MORE US STATES APPROVE GAY MARRIAGE

RANDALL CHASE,Associated Press
ay 8, 2013

DOVER, Delaware (AP) — Tiny Delaware state became the 11th U.S. state to approve gay marriage Tuesday just as the Midwestern state of Minnesota appeared poised to become the 12th.

Delaware Gov. Jack Markell signed legislation approved by the state Senate less than an hour earlier.

“I think this is the right thing for Delaware,” the governor said after the vote, while posing for pictures with supporters outside his legislative office. “It took an incredible team effort.”

In Minnesota, House Speaker Paul Thissen said that the 73-member Democratic majority he leads will produce at least the 68 votes needed to pass the bill. Senate leaders are also confident of passage, and Democratic Gov. Mark Dayton has promised to sign the bill, which would allow gay couples to marry as of Aug. 1.

“I think it’s in line with the tradition we’ve had in Minnesota about respecting people, making sure everybody is included in our community and the fullness of participation in that,” Thissen said.

Last week, Rhode Island became the 10th state to legalize gay marriage. In the Midwest, Iowa has had legal gay marriage since a 2009 judicial ruling. The Minnesota bill would make it the first Midwestern state to take the step by legislative vote, although the
Illinois Legislature also is considering a bill to legalize gay marriage.

If the bill passes, it would mark a stunning about-face on the issue in Minnesota, where only six months ago voters were asked whether they wanted to enshrine the current gay marriage ban in the state constitution. They didn’t.

Delaware’s same-sex marriage bill was introduced in the Democrat-controlled legislature last month, barely a year after the state began recognizing same-sex civil unions. The bill won passage two weeks ago in the state House on a 23-18 vote.

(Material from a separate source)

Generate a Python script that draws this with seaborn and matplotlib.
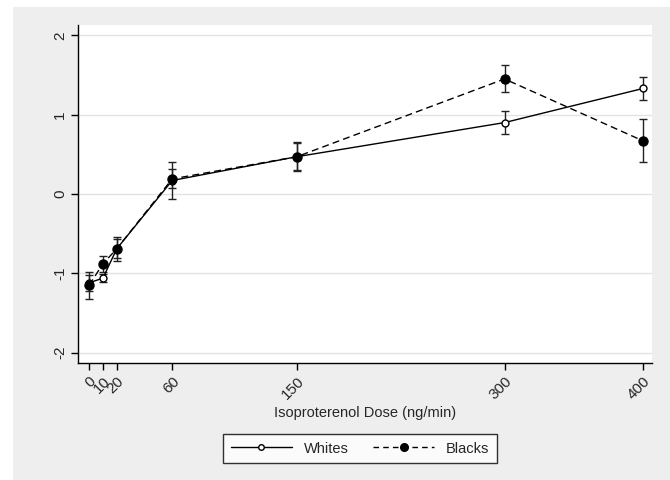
import pandas as pd
import matplotlib.pyplot as plt
import seaborn as sns
from matplotlib.patches import Rectangle
from matplotlib.lines import Line2D

# data
doses = [0, 10, 20, 60, 150, 300, 400]
whites = [-1.12, -1.06, -0.69, 0.17, 0.47, 0.90, 1.33]
whites_err = [0.10, 0.05, 0.12, 0.23, 0.17, 0.14, 0.14]
blacks = [-1.15, -0.88, -0.69, 0.19, 0.47, 1.45, 0.67]
blacks_err = [0.17, 0.10, 0.15, 0.12, 0.18, 0.17, 0.27]
yticks = [-2, -1, 0, 1, 2]

df = pd.DataFrame({
    "dose": doses * 2,
    "value": whites + blacks,
    "err": whites_err + blacks_err,
    "group": ["Whites"] * len(doses) + ["Blacks"] * len(doses),
})

sns.set_style("white")
plt.rcParams["font.family"] = ["Liberation Sans", "DejaVu Sans"]

fig = plt.figure(figsize=(6.7, 4.8), dpi=100)
fig.patch.set_facecolor("white")
# gray outer region like Stata graph region
fig.patches.append(Rectangle((13 / 670, 0), 1, 1 - 7 / 480, transform=fig.transFigure,
                             facecolor="#eeeeee", edgecolor="none", zorder=-10))

ax = fig.add_axes([78 / 670, 1 - 363 / 480, (652 - 78) / 670, (363 - 25) / 480])
ax.set_facecolor("white")

styles = {
    "Whites": dict(ls="-", mfc="white", ms=5),
    "Blacks": dict(ls=(0, (5, 3)), mfc="black", ms=6.5),
}

for name, st in styles.items():
    sub = df[df["group"] == name]
    sns.lineplot(x="dose", y="value", data=sub, ax=ax, color="black", linewidth=1,
                 linestyle=st["ls"], marker="o", markersize=st["ms"],
                 markerfacecolor=st["mfc"], markeredgecolor="black", markeredgewidth=1,
                 legend=False, zorder=3)
    ax.errorbar(sub["dose"], sub["value"], yerr=sub["err"], fmt="none",
                ecolor="#222222", elinewidth=1, capsize=3, capthick=1, zorder=2)

ax.set_xlim(-8, 406.5)
ax.set_ylim(-2.13, 2.13)
ax.set_xticks(doses)
ax.set_xticklabels([str(d) for d in doses], rotation=45, ha="right",
                   rotation_mode="anchor")
ax.set_yticks(yticks)
ax.set_yticklabels([str(t) for t in yticks], rotation=90, va="center")
ax.tick_params(axis="both", direction="out", length=5, width=1, color="black",
               left=True, bottom=True, pad=3, labelsize=11)
ax.grid(axis="y", color="#e3e3e3", linewidth=1)
ax.grid(axis="x", visible=False)
for side in ["top", "right"]:
    ax.spines[side].set_visible(False)
for side in ["left", "bottom"]:
    ax.spines[side].set_color("black")
    ax.spines[side].set_linewidth(1)

ax.set_xlabel("Isoproterenol Dose (ng/min)", fontsize=10.5, labelpad=3)
ax.set_ylabel("")

handles = [
    Line2D([], [], color="black", lw=1, ls="-", marker="o", ms=4,
           mfc="white", mec="black"),
    Line2D([], [], color="black", lw=1, ls=(0, (4, 3)), marker="o", ms=5.5,
           mfc="black", mec="black"),
]
leg = fig.legend(handles, ["Whites", "Blacks"], loc="upper center",
                 bbox_to_anchor=(360 / 670, 1 - 427 / 480), ncol=2, fontsize=10.5,
                 frameon=True, fancybox=False, handlelength=4.2, columnspacing=1.7,
                 borderpad=0.5)
leg.get_frame().set_edgecolor("black")
leg.get_frame().set_linewidth(1)

plt.savefig("out.png", dpi=100, facecolor=fig.get_facecolor())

While it doesn’t give same-sex couples any more rights or benefits under Delaware law than those they have in civil unions, supporters argued same-sex couples deserve the dignity and respect of married couples. They also noted that if the U.S. Supreme
Court strikes down the Defense of Marriage Act, which bars married gay couples from receiving federal benefits, civil unions would not provide protections or tax benefits under federal law to same-sex couples in Delaware.

Opponents, including scores of conservative religious leaders from across the state, argued same-sex marriage redefines and destroys a centuries-old institution that is a building block of society.

Under the bill, no new civil unions will be performed in Delaware after July 1, and existing civil unions will be converted to marriages over the next year. The legislation also states that same-sex unions established in other states will be treated the same as marriages under Delaware law.

The bill does not force clerics to perform same-sex marriages that conflict with their religious beliefs. But under an existing Delaware law banning discrimination based on sexual orientation, business owners who refuse to provide marriage-related services to same-sex couples for reasons of conscience could be subject to discrimination claims.